You guys are all really harsh.
I know that their selljob is a little pretentious, but if you take it apart from that, it's a fun little concept and some decent (imo) music, nothing groundbreaking, but entertaining. Would have liked a better drummer, though.

There is better stuff, of course, like the League of Crafty Guitarists
posted by papakwanz at 9:53 AM on February 4, 2006


Yeah, this is apparently what happens when a nonguitarist tries to reinvent the guitar to eliminate the imaginary "limitations" that only exist in the mind of the nonguitarist.

They've evidently never heard of alternate tunings or two-handed playing, and somebody really needs to buy them a couple of Michael Hedges CDs.
posted by JekPorkins at 10:01 AM on February 4, 2006


The Eighty-Eight Key Konfabulation is about reinventing the piano. The conventional piano has many limitations. For example, it binds the player to chords that one can hold with two hands, or melodies that can easily be reached with two hands. As a result, piano compositions have come to sound very similar to each other. We created the Eighty-Eight Key Konfabulation to rid the piano of these limitations, and make room for more possibilities in composition. Why limit yourself to one person on 88 keys, when you can have 88 people each on one key!

Or, you could just go see a gamelan.
posted by googly at 10:03 AM on February 4, 2006


that was so dope, I died. I'm in the afterlife right now. it's not what I expected.
posted by mcsweetie at 10:17 AM on February 4, 2006


Count me in with the really harsh crowd. That sucked hard, and not in the good way. And the excess of similar guitar composition likely has more to do with the fact that most guitar "artists" suck rather than the limitations of the guitar. Like googly aptly contrasts, these guys are creating a problem then coming up with a ridiculous solution.
posted by effwerd at 10:21 AM on February 4, 2006


You know, flutes are so conventional, what, with their "hole at each end" and their "little holes on top." I propose more tubes on each end, and a rubber tube hookup to your nose. Because, you know, flute music all sounds the same.
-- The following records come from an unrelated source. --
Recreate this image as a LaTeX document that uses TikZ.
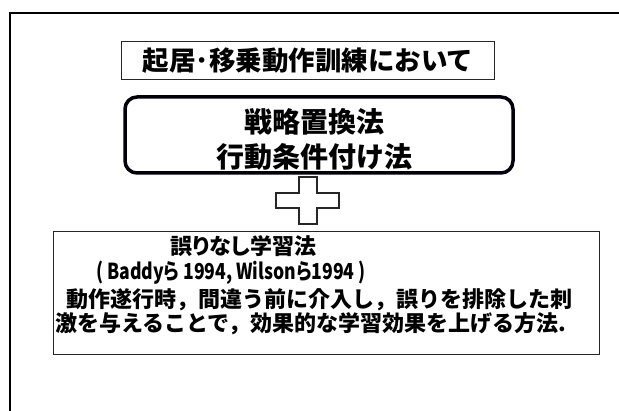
\documentclass[tikz,border=0pt]{standalone}
\usepackage{fontspec}
\setmainfont{Noto Sans CJK JP}
\newfontfamily\jpp{Noto Sans CJK JP}[RawFeature=+palt]
\begin{document}
\begin{tikzpicture}[x=1pt,y=-1pt,
  thinbox/.style={draw=black!85, line width=1pt},
  txt/.style={inner sep=0pt, font=\bfseries},
  big/.style={txt, font=\bfseries\fontsize{28}{32}\selectfont},
  small/.style={txt, anchor=west, font=\bfseries\fontsize{22}{26}\selectfont},
]
\useasboundingbox (0,0) rectangle (619,411);
% outer frame
\draw[line width=2pt] (10,411) -- (10,13) -- (619,13);
% title box
\draw[thinbox] (121,42) rectangle (494,80);
\node[txt, font=\bfseries\fontsize{26.5}{30}\selectfont] (title) at (308,61) {起居･移乗動作訓練において};
% rounded box
\draw[line width=3.5pt, draw=black!95!blue, rounded corners=12pt] (125,97) rectangle (513,173);
\node[big] (m1) at (314.5,122) {戦略置換法};
\node[big] (m2) at (314.5,157) {行動条件付け法};
% cross
\draw[thinbox, line width=1.2pt] (299,177) -- (317,177) -- (317,193) -- (339,193) -- (339,208) -- (317,208) -- (317,224) -- (299,224) -- (299,208) -- (276,208) -- (276,193) -- (299,193) -- cycle;
% bottom box
\draw[thinbox] (53,232) rectangle (599,355);
\node[small, font=\jpp\bfseries\fontsize{22}{26}\selectfont] (b1) at (170,246) {誤りなし学習法};
\node[small, font=\jpp\bfseries\fontsize{22}{26}\selectfont] (b2) at (96,273) {\scalebox{0.8}[1]{( Baddyら 1994, Wilsonら1994 )}};
\node[small] (b3) at (66,300) {動作遂行時，間違う前に介入し，誤りを排除した刺};
\node[small] (b4) at (55,324) {激を与えることで，効果的な学習効果を上げる方法.};
\end{tikzpicture}
\end{document}
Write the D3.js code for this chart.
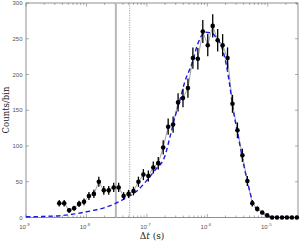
<!DOCTYPE html>
<html>
<head>
<meta charset="utf-8">
<script src="https://cdn.jsdelivr.net/npm/d3@7"></script>
<style>
  html, body { margin: 0; padding: 0; background: #fff; }
  svg { display: block; }
</style>
</head>
<body>
<svg id="chart"></svg>
<script>
// bin centres, log10 of delta t in seconds
const logDt = [-8.45, -8.368, -8.286, -8.204, -8.122, -8.04, -7.959, -7.877, -7.795, -7.713,
  -7.631, -7.549, -7.467, -7.385, -7.303, -7.222, -7.14, -7.058, -6.976, -6.894,
  -6.812, -6.73, -6.648, -6.566, -6.484, -6.403, -6.321, -6.239, -6.157, -6.075,
  -5.993, -5.911, -5.829, -5.747, -5.666, -5.584, -5.502, -5.42, -5.338, -5.256,
  -5.174, -5.092, -5.01, -4.929, -4.847, -4.765, -4.683, -4.601, -4.519]
const counts = [20, 20, 10, 13, 19, 22, 30, 33, 50, 38,
  38, 42, 42, 30, 33, 37, 50, 60, 58, 70,
  76, 98, 127, 130, 161, 167, 181, 223, 222, 260,
  241, 268, 248, 241, 223, 159, 122, 87, 51, 20,
  12, 7, 3, 0, 0, 0, 0, 0, 0]
const errs = [4.5, 4.5, 3.2, 3.6, 4.4, 4.7, 5.5, 5.7, 7.1, 6.2,
  6.2, 6.5, 6.5, 5.5, 5.7, 6.1, 7.1, 7.7, 7.6, 8.4,
  8.7, 9.9, 11.3, 11.4, 12.7, 12.9, 13.5, 14.9, 14.9, 16.1,
  15.5, 16.4, 15.7, 15.5, 14.9, 12.6, 11, 9.3, 7.1, 4.5,
  3.5, 2.6, 1.7, 0, 0, 0, 0, 0, 0]

// fitted curve
const fitLogDt = [-9, -8.686, -8.438, -8.19, -7.942, -7.694, -7.512, -7.331, -7.165, -7.0,
  -6.868, -6.702, -6.62, -6.537, -6.455, -6.372, -6.256, -6.157, -6.041, -5.926,
  -5.843, -5.76, -5.678, -5.628, -5.579, -5.496, -5.413, -5.331, -5.215, -5.083,
  -4.967, -4.8, -4.5]
const fitCounts = [1, 1.5, 2.5, 5, 9, 14, 20, 28, 37, 52,
  66, 86, 112, 140, 164, 190, 215, 243, 259, 258,
  250, 238, 210, 184, 154, 117, 80, 48, 15, 6,
  1, 0.3, 0]

const markerLines = [3.07e-8, 5.2e-8]   // solid, dotted
const xDecades = [1e-9, 1e-8, 1e-7, 1e-6, 1e-5]
const xDecadeLabels = ['-9', '-8', '-7', '-6', '-5']
const yTicks = [0, 50, 100, 150, 200, 250, 300]

const W = 301, H = 242
const mLeft = 26, mRight = 298, mTop = 3, mBottom = 217.5

const svg = d3.select('#chart').attr('width', W).attr('height', H)

const x = d3.scaleLog().domain([1e-9, Math.pow(10, -4.5)]).range([mLeft, mRight])
const y = d3.scaleLinear().domain([0, 300]).range([mBottom, mTop])

const g = svg.append('g')

// minor + major ticks on bottom/top (inward)
const minorTicks = x.ticks().filter(t => !xDecades.some(d => Math.abs(d - t) / d < 1e-6))
const axisCol = '#777'

g.selectAll('.xminb').data(minorTicks).join('line')
  .attr('x1', d => x(d)).attr('x2', d => x(d))
  .attr('y1', mBottom).attr('y2', mBottom - 2)
  .attr('stroke', axisCol).attr('stroke-width', 0.6)
g.selectAll('.xmint').data(minorTicks).join('line')
  .attr('x1', d => x(d)).attr('x2', d => x(d))
  .attr('y1', mTop).attr('y2', mTop + 2)
  .attr('stroke', axisCol).attr('stroke-width', 0.6)
g.selectAll('.xmajb').data(xDecades).join('line')
  .attr('x1', d => x(d)).attr('x2', d => x(d))
  .attr('y1', mBottom).attr('y2', mBottom - 3.5)
  .attr('stroke', axisCol).attr('stroke-width', 0.6)
g.selectAll('.xmajt').data(xDecades).join('line')
  .attr('x1', d => x(d)).attr('x2', d => x(d))
  .attr('y1', mTop).attr('y2', mTop + 3.5)
  .attr('stroke', axisCol).attr('stroke-width', 0.6)

// y ticks left/right
g.selectAll('.yl').data(yTicks).join('line')
  .attr('x1', mLeft).attr('x2', mLeft + 3)
  .attr('y1', d => y(d)).attr('y2', d => y(d))
  .attr('stroke', axisCol).attr('stroke-width', 0.6)
g.selectAll('.yr').data(yTicks).join('line')
  .attr('x1', mRight).attr('x2', mRight - 3)
  .attr('y1', d => y(d)).attr('y2', d => y(d))
  .attr('stroke', axisCol).attr('stroke-width', 0.6)

// box
g.append('rect')
  .attr('x', mLeft).attr('y', mTop)
  .attr('width', mRight - mLeft).attr('height', mBottom - mTop)
  .attr('fill', 'none').attr('stroke', axisCol).attr('stroke-width', 0.8)

// tick labels
g.selectAll('.ylab').data(yTicks).join('text')
  .attr('x', mLeft - 3.5).attr('y', d => y(d) + 2)
  .attr('text-anchor', 'end')
  .attr('font-family', 'Liberation Sans, Arial, sans-serif')
  .attr('font-size', 6).attr('fill', '#555')
  .text(d => d)

const xl = g.selectAll('.xlab').data(xDecades).join('text')
  .attr('x', d => x(d) - 1.5).attr('y', mBottom + 11)
  .attr('text-anchor', 'middle')
  .attr('font-family', 'Liberation Sans, Arial, sans-serif')
  .attr('font-size', 6).attr('fill', '#555')
xl.append('tspan').text('10')
xl.append('tspan').attr('dy', -2.8).attr('font-size', 4.3).text((d, i) => xDecadeLabels[i])

// axis titles
svg.append('text')
  .attr('transform', `translate(9, 110) rotate(-90)`)
  .attr('text-anchor', 'middle')
  .attr('font-family', 'DejaVu Serif, serif')
  .attr('font-size', 8.5).attr('fill', '#222')
  .text('Counts/bin')

const xt = svg.append('text')
  .attr('x', 152).attr('y', 238.5)
  .attr('text-anchor', 'middle')
  .attr('font-family', 'DejaVu Serif, serif')
  .attr('font-size', 9).attr('fill', '#222')
xt.append('tspan').text('Δ')
xt.append('tspan').attr('font-style', 'italic').text('t')
xt.append('tspan').text(' (s)')

// vertical marker lines
g.append('line')
  .attr('x1', x(markerLines[0])).attr('x2', x(markerLines[0]))
  .attr('y1', mTop).attr('y2', mBottom)
  .attr('stroke', '#b8b8b8').attr('stroke-width', 2)
g.append('line')
  .attr('x1', x(markerLines[1])).attr('x2', x(markerLines[1]))
  .attr('y1', mTop).attr('y2', mBottom)
  .attr('stroke', '#999').attr('stroke-width', 0.9)
  .attr('stroke-dasharray', '1.2,1.2')

const pts = logDt.map((l, i) => ({ t: Math.pow(10, l), c: counts[i], e: errs[i] }))
const fit = fitLogDt.map((l, i) => ({ t: Math.pow(10, l), c: fitCounts[i] }))

// gray connecting line
g.append('path').datum(pts)
  .attr('d', d3.line().x(d => x(d.t)).y(d => y(d.c)))
  .attr('fill', 'none').attr('stroke', '#888').attr('stroke-width', 0.8)

// fit
g.append('path').datum(fit)
  .attr('d', d3.line().x(d => x(d.t)).y(d => y(d.c)).curve(d3.curveMonotoneX))
  .attr('fill', 'none').attr('stroke', '#1a1ae6').attr('stroke-width', 1.4)
  .attr('stroke-dasharray', '4.5,3')

// error bars
g.selectAll('.err').data(pts.filter(d => d.e > 0)).join('line')
  .attr('x1', d => x(d.t)).attr('x2', d => x(d.t))
  .attr('y1', d => y(d.c - d.e)).attr('y2', d => y(d.c + d.e))
  .attr('stroke', '#000').attr('stroke-width', 1.3)

// points
g.selectAll('.pt').data(pts).join('circle')
  .attr('cx', d => x(d.t)).attr('cy', d => y(d.c))
  .attr('r', 2.3).attr('fill', '#000')
</script>
</body>
</html>
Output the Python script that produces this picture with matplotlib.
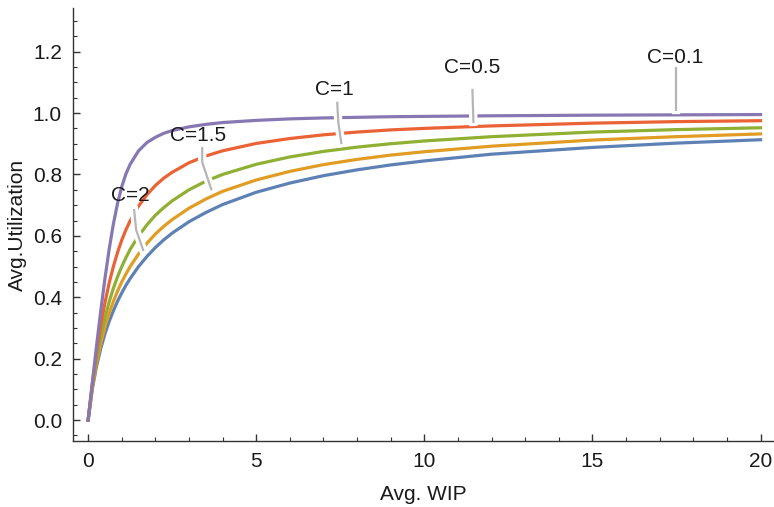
import matplotlib
matplotlib.use("Agg")
import matplotlib.pyplot as plt
import matplotlib.patheffects as pe
from matplotlib.ticker import MultipleLocator

plt.rcParams['font.family'] = ['Liberation Sans', 'DejaVu Sans']

# Avg. WIP sample points
wip = [0, 0.125, 0.25, 0.375, 0.5, 0.625, 0.75, 0.875, 1, 1.125, 1.25, 1.5,
       1.75, 2, 2.25, 2.5, 3, 3.5, 4, 5, 6, 7, 8, 9, 10, 12, 15, 17.5, 20]

# Avg. utilization per curve
util_c01 = [0, 0.123, 0.242, 0.355, 0.461, 0.556, 0.638, 0.706, 0.760, 0.802,
            0.833, 0.877, 0.904, 0.921, 0.934, 0.943, 0.955, 0.963, 0.969,
            0.976, 0.981, 0.984, 0.986, 0.988, 0.989, 0.991, 0.993, 0.994, 0.995]
util_c05 = [0, 0.117, 0.219, 0.307, 0.382, 0.446, 0.500, 0.546, 0.586, 0.620,
            0.649, 0.697, 0.734, 0.764, 0.788, 0.807, 0.838, 0.860, 0.877,
            0.901, 0.917, 0.929, 0.938, 0.945, 0.950, 0.958, 0.967, 0.972, 0.975]
util_c1 = [0, 0.111, 0.200, 0.273, 0.333, 0.385, 0.429, 0.467, 0.500, 0.529,
           0.556, 0.600, 0.636, 0.667, 0.692, 0.714, 0.750, 0.778, 0.800,
           0.833, 0.857, 0.875, 0.889, 0.900, 0.909, 0.923, 0.938, 0.946, 0.952]
util_c15 = [0, 0.106, 0.186, 0.250, 0.303, 0.348, 0.386, 0.420, 0.450, 0.476,
            0.500, 0.541, 0.576, 0.606, 0.631, 0.653, 0.690, 0.720, 0.745,
            0.782, 0.810, 0.832, 0.849, 0.863, 0.874, 0.892, 0.912, 0.923, 0.932]
util_c2 = [0, 0.102, 0.175, 0.233, 0.281, 0.321, 0.356, 0.387, 0.414, 0.439,
           0.461, 0.500, 0.533, 0.562, 0.587, 0.609, 0.646, 0.676, 0.702,
           0.742, 0.772, 0.796, 0.815, 0.831, 0.844, 0.866, 0.888, 0.902, 0.913]

series = [
    (util_c2, '#5E81B5'),
    (util_c15, '#E19C24'),
    (util_c1, '#8FB032'),
    (util_c05, '#EB6235'),
    (util_c01, '#8778B3'),
]

labels = ['C=2', 'C=1.5', 'C=1', 'C=0.5', 'C=0.1']

fig = plt.figure(figsize=(7.74, 5.07), dpi=100)
ax = fig.add_axes([73 / 774, 66 / 507, 701 / 774, 433 / 507])

for vals, col in series:
    ax.plot(wip, vals, color=col, linewidth=2.3, solid_joinstyle='round', zorder=2)

# callouts: text position and leader path
callouts = {
    'C=2': ((1.25, 0.730), [(1.369, 0.684), (1.429, 0.619), (1.637, 0.554)]),
    'C=1.5': ((3.27, 0.928), [(3.393, 0.886), (3.393, 0.840), (3.661, 0.752)]),
    'C=1': ((7.32, 1.075), [(7.41, 1.033), (7.44, 0.971), (7.53, 0.902)]),
    'C=0.5': ((11.43, 1.147), [(11.43, 1.075), (11.46, 0.971)]),
    'C=0.1': ((17.47, 1.182), [(17.5, 1.147), (17.5, 1.010)]),
}
for lab in labels:
    (tx, ty), path = callouts[lab]
    xs = [p[0] for p in path]
    ys = [p[1] for p in path]
    ax.plot(xs, ys, color='#b5b5b5', linewidth=1.6, zorder=3,
            path_effects=[pe.withStroke(linewidth=6, foreground='white')])
    ax.text(tx, ty, lab, ha='center', va='center', fontsize=15,
            color='#1a1a1a', zorder=4)

ax.set_xlim(-0.45, 20.4)
ax.set_ylim(-0.068, 1.342)

ax.xaxis.set_major_locator(MultipleLocator(5))
ax.xaxis.set_minor_locator(MultipleLocator(1))
ax.yaxis.set_major_locator(MultipleLocator(0.2))
ax.yaxis.set_minor_locator(MultipleLocator(0.05))
ax.yaxis.set_major_formatter(plt.FuncFormatter(lambda v, p: f"{v:.1f}"))

for s in ['top', 'right']:
    ax.spines[s].set_visible(False)
for s in ['left', 'bottom']:
    ax.spines[s].set_color('#333333')
    ax.spines[s].set_linewidth(1.0)

ax.tick_params(which='both', direction='in', colors='#333333', labelsize=15,
               labelcolor='#1a1a1a')
ax.tick_params(which='major', length=5, width=1.0, pad=8)
ax.tick_params(which='minor', length=3, width=0.8)

ax.set_xlabel('Avg. WIP', fontsize=15, color='#1a1a1a', labelpad=10)
ax.set_ylabel('Avg.Utilization', fontsize=15, color='#1a1a1a', labelpad=4)

fig.savefig('out.png', dpi=100)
This is balls. If you want a different sound, learn a different instrument.
posted by Civil_Disobedient at 10:25 AM on February 4, 2006


Jimbob writes: As the basis for a band, though? Pure immick. But shit, what in music isn't?

Sonic Youth would disagree with you.
posted by bardic at 10:46 AM on February 4, 2006


Why not have a band were everything is distributed similar to the 6-person guitar? 7 singers, one for each note. 4 bass players. However many drummers you run on your configuration. You would have anywhere from 20 to 25 people. Oh wait, they call that an orchestra.
posted by Suparnova at 11:05 AM on February 4, 2006


comparing these guys to sonic youth is a crime...
posted by es_de_bah at 11:35 AM on February 4, 2006


If the music hadn't sounded gawdawful I'd have been willing to cut more slack for their pretention. However, the music was so terrible I couldn't listen for more than a minute or so. Their concept sucks, their execution sucks, and the music they created sucked most.
posted by sotonohito at 11:55 AM on February 4, 2006


To paraphrase Optimus Chyme: Six String Sonics is the Voltron of Suck.
posted by JekPorkins at 12:04 PM on February 4, 2006


Why limit yourself to one person on 88 keys, when you can have 88 people each on one key!

Like the Crazy 88.
posted by odinsdream at 2:46 PM on February 4, 2006


sounds like a chicken that got caught in a tractors nuts.
posted by isopraxis at 3:01 PM on February 4, 2006


I start my avant-garde guitar on fire before i play it
posted by craven_morhead at 5:43 PM on February 4, 2006


There is nothing that six one-string guitarists can do that six six-guitarists cannot do, so the entire premise is weak. Every six-string guitar is also a one-string guitar with spares.

Exactly. This is such a bad idea it makes my brain bleed.
posted by ludwig_van at 7:56 AM on February 5, 2006


I can't believe the negative reaction this is getting. guys, obviously The Six String Sonics are not trying to change the world. it's just a clever gimmick for a show. if you don't enjoy the theatrics, then that's fine. but don't get brainwashed by the premise.
posted by mcsweetie at 11:04 AM on February 5, 2006


What do you mean, mcsweetie? If they were making good music, the premise wouldn't matter, but from what I heard on the site, they aren't. If they were actually doing something innovative or creating new possibilities, the crappy music wouldn't matter, but they aren't doing that either.

Seriously, the idea that the guitar has limitations and that the guitar idiom has become tired and culturally ingrained is true. But the proposed solution of six people playing single stringed guitars, not to mention the other stuff they threw in, is pure awfulness.
posted by ludwig_van at 11:30 AM on February 5, 2006


I happen to think the music itself is pretty good. I guess that means we must have a fist fight now (I hope I win).
posted by mcsweetie at 12:00 PM on February 5, 2006


Well, we'll agree to disagree there. But whether one enjoys the music or not, it certainly didn't seem to take advantage of any kind of "compositional freedom" that wouldn't be available otherwise. It didn't seem unique or innovative or virtuosic at all. I guess I was just disappointed by what seemed to me like an exceptionally poor solution to a fairly legitimate concern.